#### [Supplied entries]
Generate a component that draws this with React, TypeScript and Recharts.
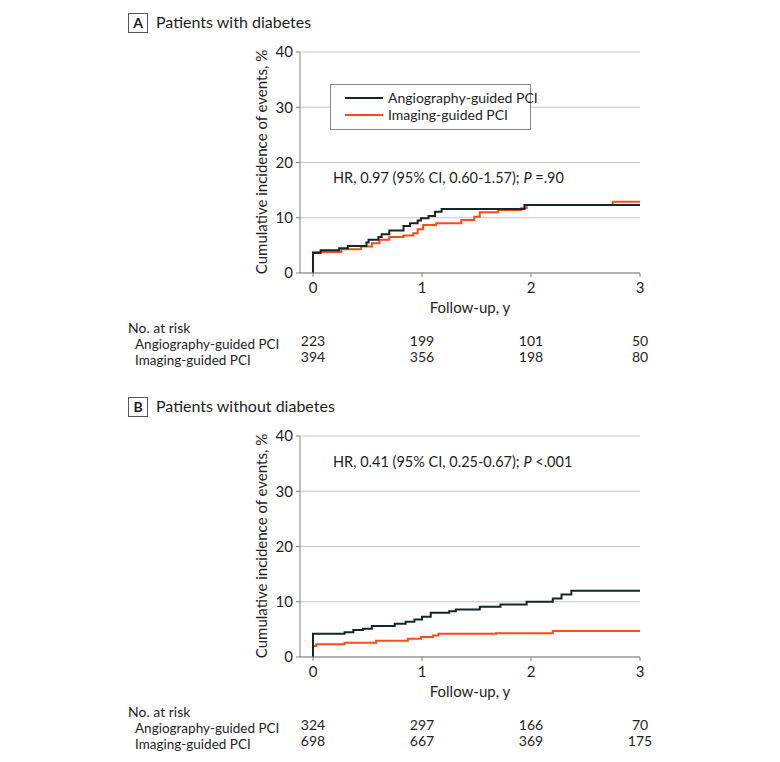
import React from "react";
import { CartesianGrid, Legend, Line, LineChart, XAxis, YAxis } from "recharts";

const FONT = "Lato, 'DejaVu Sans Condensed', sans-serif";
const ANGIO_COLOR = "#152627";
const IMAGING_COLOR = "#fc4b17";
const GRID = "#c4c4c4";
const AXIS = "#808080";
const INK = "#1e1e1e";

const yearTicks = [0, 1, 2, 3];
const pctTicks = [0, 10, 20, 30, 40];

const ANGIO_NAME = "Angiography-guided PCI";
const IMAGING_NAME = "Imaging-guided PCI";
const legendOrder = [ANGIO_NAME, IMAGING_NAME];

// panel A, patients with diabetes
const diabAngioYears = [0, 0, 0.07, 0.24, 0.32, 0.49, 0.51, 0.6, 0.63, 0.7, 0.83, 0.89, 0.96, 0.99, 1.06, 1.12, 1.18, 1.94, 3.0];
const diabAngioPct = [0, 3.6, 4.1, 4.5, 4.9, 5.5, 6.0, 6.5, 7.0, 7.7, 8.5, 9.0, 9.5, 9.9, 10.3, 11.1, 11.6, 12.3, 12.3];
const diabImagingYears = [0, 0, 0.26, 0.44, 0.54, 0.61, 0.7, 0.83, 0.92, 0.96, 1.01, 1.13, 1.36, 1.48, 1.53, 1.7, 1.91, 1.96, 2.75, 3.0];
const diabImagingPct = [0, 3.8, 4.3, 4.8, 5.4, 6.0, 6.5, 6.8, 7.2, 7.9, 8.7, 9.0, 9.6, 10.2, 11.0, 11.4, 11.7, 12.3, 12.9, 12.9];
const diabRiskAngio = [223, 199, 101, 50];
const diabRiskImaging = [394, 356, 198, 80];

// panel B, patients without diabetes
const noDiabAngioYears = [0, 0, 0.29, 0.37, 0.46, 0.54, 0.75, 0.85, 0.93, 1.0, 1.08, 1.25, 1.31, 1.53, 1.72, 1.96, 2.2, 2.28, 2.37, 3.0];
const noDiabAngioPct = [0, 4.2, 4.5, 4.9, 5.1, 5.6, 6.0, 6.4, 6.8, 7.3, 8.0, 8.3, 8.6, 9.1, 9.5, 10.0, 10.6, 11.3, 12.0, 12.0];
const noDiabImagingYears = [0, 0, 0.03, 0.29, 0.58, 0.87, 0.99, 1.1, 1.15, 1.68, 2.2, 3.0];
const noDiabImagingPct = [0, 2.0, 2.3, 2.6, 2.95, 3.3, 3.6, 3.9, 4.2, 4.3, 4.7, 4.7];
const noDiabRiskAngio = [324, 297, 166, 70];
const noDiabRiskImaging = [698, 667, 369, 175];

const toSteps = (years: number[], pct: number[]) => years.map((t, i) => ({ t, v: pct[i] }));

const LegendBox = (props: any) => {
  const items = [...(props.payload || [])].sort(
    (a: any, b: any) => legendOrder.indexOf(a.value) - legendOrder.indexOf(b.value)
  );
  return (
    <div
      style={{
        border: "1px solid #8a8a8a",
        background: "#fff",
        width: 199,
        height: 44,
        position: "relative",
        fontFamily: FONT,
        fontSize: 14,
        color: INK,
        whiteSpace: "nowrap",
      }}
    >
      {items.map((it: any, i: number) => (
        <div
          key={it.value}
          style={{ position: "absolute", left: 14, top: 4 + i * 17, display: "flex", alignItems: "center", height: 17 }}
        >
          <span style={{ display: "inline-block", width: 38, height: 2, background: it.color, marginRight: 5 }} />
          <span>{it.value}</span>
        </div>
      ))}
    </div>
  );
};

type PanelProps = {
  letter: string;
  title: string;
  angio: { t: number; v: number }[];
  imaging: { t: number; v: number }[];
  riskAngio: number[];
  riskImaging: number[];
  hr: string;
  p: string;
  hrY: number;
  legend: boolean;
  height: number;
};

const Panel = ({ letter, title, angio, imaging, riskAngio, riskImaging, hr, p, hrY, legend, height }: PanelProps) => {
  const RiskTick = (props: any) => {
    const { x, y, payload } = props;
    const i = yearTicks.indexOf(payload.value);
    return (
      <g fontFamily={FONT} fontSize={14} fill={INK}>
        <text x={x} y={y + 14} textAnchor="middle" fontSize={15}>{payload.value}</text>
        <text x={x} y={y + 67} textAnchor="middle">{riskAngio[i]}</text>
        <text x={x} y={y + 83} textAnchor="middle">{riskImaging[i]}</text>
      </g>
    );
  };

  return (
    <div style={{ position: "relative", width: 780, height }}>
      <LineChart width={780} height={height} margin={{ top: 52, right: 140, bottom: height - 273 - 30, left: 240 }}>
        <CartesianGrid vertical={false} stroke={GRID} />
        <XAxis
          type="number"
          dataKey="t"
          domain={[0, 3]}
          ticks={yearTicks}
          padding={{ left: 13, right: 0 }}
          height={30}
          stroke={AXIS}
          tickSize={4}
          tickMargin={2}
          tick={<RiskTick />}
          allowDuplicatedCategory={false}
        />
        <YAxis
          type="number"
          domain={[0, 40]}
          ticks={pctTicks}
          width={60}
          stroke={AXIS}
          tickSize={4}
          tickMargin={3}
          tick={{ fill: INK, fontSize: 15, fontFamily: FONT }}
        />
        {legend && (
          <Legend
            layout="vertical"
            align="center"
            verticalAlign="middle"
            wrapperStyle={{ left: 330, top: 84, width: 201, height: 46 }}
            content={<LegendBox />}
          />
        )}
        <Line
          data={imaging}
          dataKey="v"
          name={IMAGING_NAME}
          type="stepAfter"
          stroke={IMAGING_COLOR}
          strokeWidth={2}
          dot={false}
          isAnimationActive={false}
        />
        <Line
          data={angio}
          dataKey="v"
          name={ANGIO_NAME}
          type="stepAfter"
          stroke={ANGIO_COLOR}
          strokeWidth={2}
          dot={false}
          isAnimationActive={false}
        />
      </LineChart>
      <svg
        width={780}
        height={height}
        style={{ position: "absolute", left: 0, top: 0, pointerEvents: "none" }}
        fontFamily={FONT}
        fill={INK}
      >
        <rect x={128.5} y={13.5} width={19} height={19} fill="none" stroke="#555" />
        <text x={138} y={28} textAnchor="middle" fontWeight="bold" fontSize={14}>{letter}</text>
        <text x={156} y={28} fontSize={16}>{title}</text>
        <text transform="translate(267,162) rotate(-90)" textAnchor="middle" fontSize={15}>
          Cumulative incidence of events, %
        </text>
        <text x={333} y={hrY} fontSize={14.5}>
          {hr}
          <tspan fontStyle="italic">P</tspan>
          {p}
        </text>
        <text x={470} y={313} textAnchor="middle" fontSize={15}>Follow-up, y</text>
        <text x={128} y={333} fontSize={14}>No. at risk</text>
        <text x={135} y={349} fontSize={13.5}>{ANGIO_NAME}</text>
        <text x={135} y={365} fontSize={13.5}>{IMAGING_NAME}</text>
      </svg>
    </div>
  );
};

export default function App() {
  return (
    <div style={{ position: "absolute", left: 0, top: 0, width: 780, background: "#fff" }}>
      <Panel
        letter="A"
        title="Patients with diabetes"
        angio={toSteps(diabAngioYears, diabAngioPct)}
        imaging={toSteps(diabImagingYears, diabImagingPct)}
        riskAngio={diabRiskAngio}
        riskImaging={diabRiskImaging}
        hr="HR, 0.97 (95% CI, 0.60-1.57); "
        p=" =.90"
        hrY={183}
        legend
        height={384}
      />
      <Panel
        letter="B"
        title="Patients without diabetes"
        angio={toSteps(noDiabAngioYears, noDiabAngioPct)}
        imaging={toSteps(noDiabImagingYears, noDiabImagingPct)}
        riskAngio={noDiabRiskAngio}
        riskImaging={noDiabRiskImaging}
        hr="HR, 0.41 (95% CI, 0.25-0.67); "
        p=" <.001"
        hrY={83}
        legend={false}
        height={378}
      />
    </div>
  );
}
---
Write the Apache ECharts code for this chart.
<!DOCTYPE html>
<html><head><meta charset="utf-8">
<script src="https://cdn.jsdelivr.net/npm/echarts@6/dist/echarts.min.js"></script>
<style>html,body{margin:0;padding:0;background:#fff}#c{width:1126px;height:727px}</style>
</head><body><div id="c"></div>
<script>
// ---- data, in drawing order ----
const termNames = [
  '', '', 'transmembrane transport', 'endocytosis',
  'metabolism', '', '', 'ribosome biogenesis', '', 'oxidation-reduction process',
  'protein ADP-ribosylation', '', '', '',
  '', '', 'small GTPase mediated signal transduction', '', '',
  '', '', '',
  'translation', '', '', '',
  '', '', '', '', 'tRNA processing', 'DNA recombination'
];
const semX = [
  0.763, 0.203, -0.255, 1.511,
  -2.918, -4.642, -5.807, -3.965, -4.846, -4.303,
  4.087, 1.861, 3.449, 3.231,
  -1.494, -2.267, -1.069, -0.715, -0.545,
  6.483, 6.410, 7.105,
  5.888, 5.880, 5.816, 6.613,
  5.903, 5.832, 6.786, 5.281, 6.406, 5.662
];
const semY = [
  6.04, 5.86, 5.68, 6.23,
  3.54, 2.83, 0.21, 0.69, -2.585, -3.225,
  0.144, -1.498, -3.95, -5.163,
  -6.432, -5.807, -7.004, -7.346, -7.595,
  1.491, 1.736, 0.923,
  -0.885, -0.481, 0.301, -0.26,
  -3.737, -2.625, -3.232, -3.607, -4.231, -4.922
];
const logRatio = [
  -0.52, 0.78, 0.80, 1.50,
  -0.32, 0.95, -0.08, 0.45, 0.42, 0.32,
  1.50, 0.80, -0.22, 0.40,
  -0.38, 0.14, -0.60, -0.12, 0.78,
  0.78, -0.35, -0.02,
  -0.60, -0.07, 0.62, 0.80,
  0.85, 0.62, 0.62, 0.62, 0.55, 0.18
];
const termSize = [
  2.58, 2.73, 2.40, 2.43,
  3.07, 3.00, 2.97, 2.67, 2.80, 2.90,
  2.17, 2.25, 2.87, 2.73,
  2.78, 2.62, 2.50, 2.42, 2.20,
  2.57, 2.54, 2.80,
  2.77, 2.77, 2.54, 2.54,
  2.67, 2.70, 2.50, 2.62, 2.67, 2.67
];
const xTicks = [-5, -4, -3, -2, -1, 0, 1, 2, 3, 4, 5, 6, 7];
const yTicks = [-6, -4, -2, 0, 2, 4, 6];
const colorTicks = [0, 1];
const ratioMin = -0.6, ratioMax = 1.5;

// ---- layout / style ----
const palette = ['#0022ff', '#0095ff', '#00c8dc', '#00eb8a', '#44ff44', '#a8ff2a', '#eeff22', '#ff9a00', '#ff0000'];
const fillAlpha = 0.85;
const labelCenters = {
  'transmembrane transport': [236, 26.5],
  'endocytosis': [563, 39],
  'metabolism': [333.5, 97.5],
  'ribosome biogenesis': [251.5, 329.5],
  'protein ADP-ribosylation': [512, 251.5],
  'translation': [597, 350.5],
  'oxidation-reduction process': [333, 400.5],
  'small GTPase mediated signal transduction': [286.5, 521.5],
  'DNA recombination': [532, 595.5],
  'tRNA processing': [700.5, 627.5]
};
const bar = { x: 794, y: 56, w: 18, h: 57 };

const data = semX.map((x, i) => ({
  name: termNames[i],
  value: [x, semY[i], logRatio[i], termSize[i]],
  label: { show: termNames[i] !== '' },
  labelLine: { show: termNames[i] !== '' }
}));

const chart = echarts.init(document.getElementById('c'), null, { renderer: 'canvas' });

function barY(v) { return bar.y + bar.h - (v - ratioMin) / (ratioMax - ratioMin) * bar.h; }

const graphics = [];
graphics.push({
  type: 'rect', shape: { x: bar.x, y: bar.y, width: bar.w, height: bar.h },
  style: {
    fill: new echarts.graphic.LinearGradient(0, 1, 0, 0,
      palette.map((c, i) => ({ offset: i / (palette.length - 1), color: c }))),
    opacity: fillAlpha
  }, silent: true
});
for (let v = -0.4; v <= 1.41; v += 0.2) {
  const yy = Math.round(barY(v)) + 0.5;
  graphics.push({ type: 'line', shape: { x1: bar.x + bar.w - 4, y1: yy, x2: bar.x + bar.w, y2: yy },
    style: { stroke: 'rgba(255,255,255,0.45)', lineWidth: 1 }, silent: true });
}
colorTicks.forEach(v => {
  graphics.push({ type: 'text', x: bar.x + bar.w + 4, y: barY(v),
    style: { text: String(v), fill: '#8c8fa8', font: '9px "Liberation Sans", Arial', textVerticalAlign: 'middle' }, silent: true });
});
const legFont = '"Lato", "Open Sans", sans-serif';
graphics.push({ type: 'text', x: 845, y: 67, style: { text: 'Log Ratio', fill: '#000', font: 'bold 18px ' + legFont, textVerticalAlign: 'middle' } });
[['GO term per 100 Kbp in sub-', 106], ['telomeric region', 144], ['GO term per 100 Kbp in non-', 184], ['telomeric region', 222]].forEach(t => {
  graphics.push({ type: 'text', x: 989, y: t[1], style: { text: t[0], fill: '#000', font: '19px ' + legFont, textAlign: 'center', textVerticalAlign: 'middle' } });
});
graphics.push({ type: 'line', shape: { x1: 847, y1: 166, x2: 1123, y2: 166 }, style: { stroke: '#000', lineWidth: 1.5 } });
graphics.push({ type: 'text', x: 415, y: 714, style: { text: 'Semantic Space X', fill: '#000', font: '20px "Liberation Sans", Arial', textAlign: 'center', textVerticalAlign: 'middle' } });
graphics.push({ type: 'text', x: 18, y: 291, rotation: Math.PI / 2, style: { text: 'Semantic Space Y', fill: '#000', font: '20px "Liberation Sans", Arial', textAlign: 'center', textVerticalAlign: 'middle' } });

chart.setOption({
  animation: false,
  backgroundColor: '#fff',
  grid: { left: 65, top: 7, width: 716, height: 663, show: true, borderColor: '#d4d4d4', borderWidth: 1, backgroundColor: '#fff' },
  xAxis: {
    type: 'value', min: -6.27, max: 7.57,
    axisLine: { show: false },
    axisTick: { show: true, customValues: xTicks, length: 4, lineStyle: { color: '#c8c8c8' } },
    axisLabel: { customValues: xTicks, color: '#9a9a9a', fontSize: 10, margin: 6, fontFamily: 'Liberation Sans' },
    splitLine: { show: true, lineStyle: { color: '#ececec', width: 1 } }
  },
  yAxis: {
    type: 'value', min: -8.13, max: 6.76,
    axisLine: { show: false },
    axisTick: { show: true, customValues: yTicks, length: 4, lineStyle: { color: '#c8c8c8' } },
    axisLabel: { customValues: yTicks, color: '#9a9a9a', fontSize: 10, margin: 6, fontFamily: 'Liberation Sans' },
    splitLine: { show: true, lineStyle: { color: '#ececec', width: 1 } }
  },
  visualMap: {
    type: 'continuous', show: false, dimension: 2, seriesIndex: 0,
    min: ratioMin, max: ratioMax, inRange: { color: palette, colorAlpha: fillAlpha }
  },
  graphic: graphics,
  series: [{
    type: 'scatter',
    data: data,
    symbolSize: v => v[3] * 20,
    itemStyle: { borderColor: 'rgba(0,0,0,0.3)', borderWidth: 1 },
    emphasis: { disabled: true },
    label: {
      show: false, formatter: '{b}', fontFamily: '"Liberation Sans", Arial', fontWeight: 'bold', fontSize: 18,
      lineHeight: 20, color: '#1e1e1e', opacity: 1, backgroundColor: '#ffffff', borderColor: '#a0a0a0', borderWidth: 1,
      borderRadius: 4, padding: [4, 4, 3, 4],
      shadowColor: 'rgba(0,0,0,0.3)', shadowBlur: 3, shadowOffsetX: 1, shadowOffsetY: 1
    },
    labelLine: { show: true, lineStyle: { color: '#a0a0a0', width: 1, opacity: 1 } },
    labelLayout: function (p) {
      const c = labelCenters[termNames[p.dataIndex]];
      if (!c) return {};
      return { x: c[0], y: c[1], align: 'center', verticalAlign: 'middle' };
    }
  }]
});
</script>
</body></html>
...
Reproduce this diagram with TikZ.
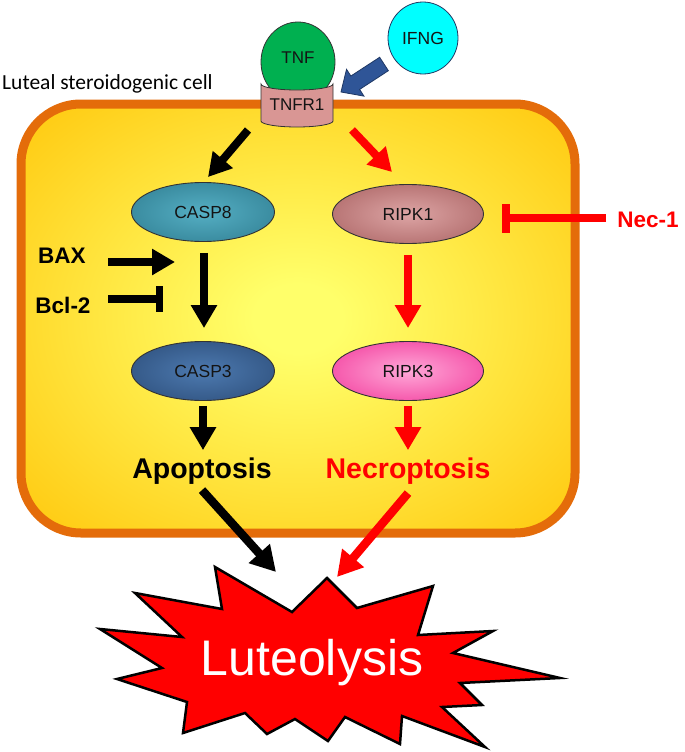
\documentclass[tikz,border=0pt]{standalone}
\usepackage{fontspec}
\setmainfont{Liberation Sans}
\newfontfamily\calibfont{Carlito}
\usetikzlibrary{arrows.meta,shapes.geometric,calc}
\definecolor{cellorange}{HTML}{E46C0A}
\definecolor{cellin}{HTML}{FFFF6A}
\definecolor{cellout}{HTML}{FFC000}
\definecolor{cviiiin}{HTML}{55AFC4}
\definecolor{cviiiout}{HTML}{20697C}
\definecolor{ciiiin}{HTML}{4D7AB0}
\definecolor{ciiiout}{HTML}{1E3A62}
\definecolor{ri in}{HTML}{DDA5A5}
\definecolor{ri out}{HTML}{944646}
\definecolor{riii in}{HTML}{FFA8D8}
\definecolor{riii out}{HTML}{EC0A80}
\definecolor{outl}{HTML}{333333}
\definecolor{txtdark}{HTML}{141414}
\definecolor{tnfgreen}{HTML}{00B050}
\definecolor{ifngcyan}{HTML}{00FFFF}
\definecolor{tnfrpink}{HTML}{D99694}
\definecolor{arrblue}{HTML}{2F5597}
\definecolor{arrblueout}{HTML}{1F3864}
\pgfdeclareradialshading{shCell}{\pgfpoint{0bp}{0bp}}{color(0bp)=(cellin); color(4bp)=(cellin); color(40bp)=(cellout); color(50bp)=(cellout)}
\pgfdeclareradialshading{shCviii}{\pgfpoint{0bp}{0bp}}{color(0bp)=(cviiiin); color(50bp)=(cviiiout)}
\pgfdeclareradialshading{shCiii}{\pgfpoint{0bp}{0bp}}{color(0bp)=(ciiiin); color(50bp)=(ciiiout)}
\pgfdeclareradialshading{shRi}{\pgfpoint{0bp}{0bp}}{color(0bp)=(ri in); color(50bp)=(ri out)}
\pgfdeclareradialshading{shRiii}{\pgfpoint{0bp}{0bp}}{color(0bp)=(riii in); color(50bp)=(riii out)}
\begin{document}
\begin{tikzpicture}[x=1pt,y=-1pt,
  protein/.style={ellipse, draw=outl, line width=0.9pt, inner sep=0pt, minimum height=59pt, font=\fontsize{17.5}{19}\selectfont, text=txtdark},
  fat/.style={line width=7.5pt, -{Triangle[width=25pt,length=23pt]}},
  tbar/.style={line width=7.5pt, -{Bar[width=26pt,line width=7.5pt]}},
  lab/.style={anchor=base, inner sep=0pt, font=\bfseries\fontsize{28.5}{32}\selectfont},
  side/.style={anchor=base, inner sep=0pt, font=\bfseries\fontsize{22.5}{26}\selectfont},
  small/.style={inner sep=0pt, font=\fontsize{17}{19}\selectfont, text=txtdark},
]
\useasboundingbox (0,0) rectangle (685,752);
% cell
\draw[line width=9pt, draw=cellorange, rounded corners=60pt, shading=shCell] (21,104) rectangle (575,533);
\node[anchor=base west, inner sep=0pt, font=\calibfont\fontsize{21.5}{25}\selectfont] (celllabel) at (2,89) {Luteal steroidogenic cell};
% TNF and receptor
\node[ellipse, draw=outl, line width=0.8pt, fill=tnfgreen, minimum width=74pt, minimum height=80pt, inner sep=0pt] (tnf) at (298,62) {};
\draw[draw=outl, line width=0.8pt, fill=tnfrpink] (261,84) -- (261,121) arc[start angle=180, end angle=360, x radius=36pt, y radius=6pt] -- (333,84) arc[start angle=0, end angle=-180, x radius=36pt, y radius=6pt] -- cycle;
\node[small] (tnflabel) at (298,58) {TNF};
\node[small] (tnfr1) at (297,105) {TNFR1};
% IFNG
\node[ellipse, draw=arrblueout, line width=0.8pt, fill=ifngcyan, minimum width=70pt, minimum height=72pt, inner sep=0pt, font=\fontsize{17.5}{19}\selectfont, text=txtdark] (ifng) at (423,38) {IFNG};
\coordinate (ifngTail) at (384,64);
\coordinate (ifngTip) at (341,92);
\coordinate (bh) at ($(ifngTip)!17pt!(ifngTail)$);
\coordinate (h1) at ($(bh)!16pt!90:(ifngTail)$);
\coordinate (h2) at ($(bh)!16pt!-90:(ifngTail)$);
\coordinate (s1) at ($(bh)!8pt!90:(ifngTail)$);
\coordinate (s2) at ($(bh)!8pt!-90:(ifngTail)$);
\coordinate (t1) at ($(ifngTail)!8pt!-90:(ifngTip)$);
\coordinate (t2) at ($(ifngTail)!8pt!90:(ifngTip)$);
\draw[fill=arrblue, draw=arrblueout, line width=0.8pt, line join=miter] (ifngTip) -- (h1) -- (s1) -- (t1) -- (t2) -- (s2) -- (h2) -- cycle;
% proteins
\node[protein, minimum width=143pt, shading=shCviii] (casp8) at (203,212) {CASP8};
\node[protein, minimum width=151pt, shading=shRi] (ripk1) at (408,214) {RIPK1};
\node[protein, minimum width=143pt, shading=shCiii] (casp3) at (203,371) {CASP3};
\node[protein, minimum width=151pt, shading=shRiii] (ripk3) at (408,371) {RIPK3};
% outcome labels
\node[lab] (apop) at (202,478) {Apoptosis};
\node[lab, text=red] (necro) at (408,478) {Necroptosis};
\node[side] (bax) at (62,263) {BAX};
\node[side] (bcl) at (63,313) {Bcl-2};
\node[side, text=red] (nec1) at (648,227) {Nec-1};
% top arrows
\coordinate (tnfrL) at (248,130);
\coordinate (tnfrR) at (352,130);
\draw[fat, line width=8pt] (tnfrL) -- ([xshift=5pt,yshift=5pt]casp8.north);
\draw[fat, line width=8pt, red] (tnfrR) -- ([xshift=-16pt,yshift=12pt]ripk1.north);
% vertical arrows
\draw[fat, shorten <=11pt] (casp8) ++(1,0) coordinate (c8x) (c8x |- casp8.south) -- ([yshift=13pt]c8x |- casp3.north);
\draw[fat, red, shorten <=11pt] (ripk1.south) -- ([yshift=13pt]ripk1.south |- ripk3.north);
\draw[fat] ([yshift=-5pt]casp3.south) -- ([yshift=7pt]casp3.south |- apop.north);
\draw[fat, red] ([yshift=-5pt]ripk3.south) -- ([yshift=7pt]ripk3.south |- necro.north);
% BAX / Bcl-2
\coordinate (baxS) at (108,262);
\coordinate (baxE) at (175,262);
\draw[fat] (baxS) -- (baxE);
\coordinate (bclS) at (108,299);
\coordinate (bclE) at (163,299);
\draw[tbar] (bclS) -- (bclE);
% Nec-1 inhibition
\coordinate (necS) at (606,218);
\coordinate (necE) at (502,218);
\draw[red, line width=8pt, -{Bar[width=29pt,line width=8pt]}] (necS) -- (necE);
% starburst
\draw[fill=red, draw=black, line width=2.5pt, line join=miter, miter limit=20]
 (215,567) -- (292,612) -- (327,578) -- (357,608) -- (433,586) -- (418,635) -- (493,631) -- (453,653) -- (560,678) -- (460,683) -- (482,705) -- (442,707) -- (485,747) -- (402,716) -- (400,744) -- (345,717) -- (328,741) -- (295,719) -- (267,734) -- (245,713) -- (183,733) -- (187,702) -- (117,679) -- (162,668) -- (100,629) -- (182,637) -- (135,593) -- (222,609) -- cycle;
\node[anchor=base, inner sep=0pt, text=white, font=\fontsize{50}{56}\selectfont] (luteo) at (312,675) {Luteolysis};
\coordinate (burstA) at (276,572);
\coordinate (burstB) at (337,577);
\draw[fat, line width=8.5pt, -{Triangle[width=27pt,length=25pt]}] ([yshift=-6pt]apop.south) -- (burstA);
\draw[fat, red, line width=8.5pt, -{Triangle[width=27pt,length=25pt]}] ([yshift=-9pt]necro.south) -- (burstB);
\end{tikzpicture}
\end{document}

#### [Exercise requirements]
Beginning with the line above that contains "Generate a component" and finishing with the line that contains "const toSteps = (years: number[], pct: number[])", print those lines exactly and only. Skip all pictures.

#### [The answer]
Generate a component that draws this with React, TypeScript and Recharts.
import React from "react";
import { CartesianGrid, Legend, Line, LineChart, XAxis, YAxis } from "recharts";

const FONT = "Lato, 'DejaVu Sans Condensed', sans-serif";
const ANGIO_COLOR = "#152627";
const IMAGING_COLOR = "#fc4b17";
const GRID = "#c4c4c4";
const AXIS = "#808080";
const INK = "#1e1e1e";

const yearTicks = [0, 1, 2, 3];
const pctTicks = [0, 10, 20, 30, 40];

const ANGIO_NAME = "Angiography-guided PCI";
const IMAGING_NAME = "Imaging-guided PCI";
const legendOrder = [ANGIO_NAME, IMAGING_NAME];

// panel A, patients with diabetes
const diabAngioYears = [0, 0, 0.07, 0.24, 0.32, 0.49, 0.51, 0.6, 0.63, 0.7, 0.83, 0.89, 0.96, 0.99, 1.06, 1.12, 1.18, 1.94, 3.0];
const diabAngioPct = [0, 3.6, 4.1, 4.5, 4.9, 5.5, 6.0, 6.5, 7.0, 7.7, 8.5, 9.0, 9.5, 9.9, 10.3, 11.1, 11.6, 12.3, 12.3];
const diabImagingYears = [0, 0, 0.26, 0.44, 0.54, 0.61, 0.7, 0.83, 0.92, 0.96, 1.01, 1.13, 1.36, 1.48, 1.53, 1.7, 1.91, 1.96, 2.75, 3.0];
const diabImagingPct = [0, 3.8, 4.3, 4.8, 5.4, 6.0, 6.5, 6.8, 7.2, 7.9, 8.7, 9.0, 9.6, 10.2, 11.0, 11.4, 11.7, 12.3, 12.9, 12.9];
const diabRiskAngio = [223, 199, 101, 50];
const diabRiskImaging = [394, 356, 198, 80];

// panel B, patients without diabetes
const noDiabAngioYears = [0, 0, 0.29, 0.37, 0.46, 0.54, 0.75, 0.85, 0.93, 1.0, 1.08, 1.25, 1.31, 1.53, 1.72, 1.96, 2.2, 2.28, 2.37, 3.0];
const noDiabAngioPct = [0, 4.2, 4.5, 4.9, 5.1, 5.6, 6.0, 6.4, 6.8, 7.3, 8.0, 8.3, 8.6, 9.1, 9.5, 10.0, 10.6, 11.3, 12.0, 12.0];
const noDiabImagingYears = [0, 0, 0.03, 0.29, 0.58, 0.87, 0.99, 1.1, 1.15, 1.68, 2.2, 3.0];
const noDiabImagingPct = [0, 2.0, 2.3, 2.6, 2.95, 3.3, 3.6, 3.9, 4.2, 4.3, 4.7, 4.7];
const noDiabRiskAngio = [324, 297, 166, 70];
const noDiabRiskImaging = [698, 667, 369, 175];

const toSteps = (years: number[], pct: number[]) => years.map((t, i) => ({ t, v: pct[i] }));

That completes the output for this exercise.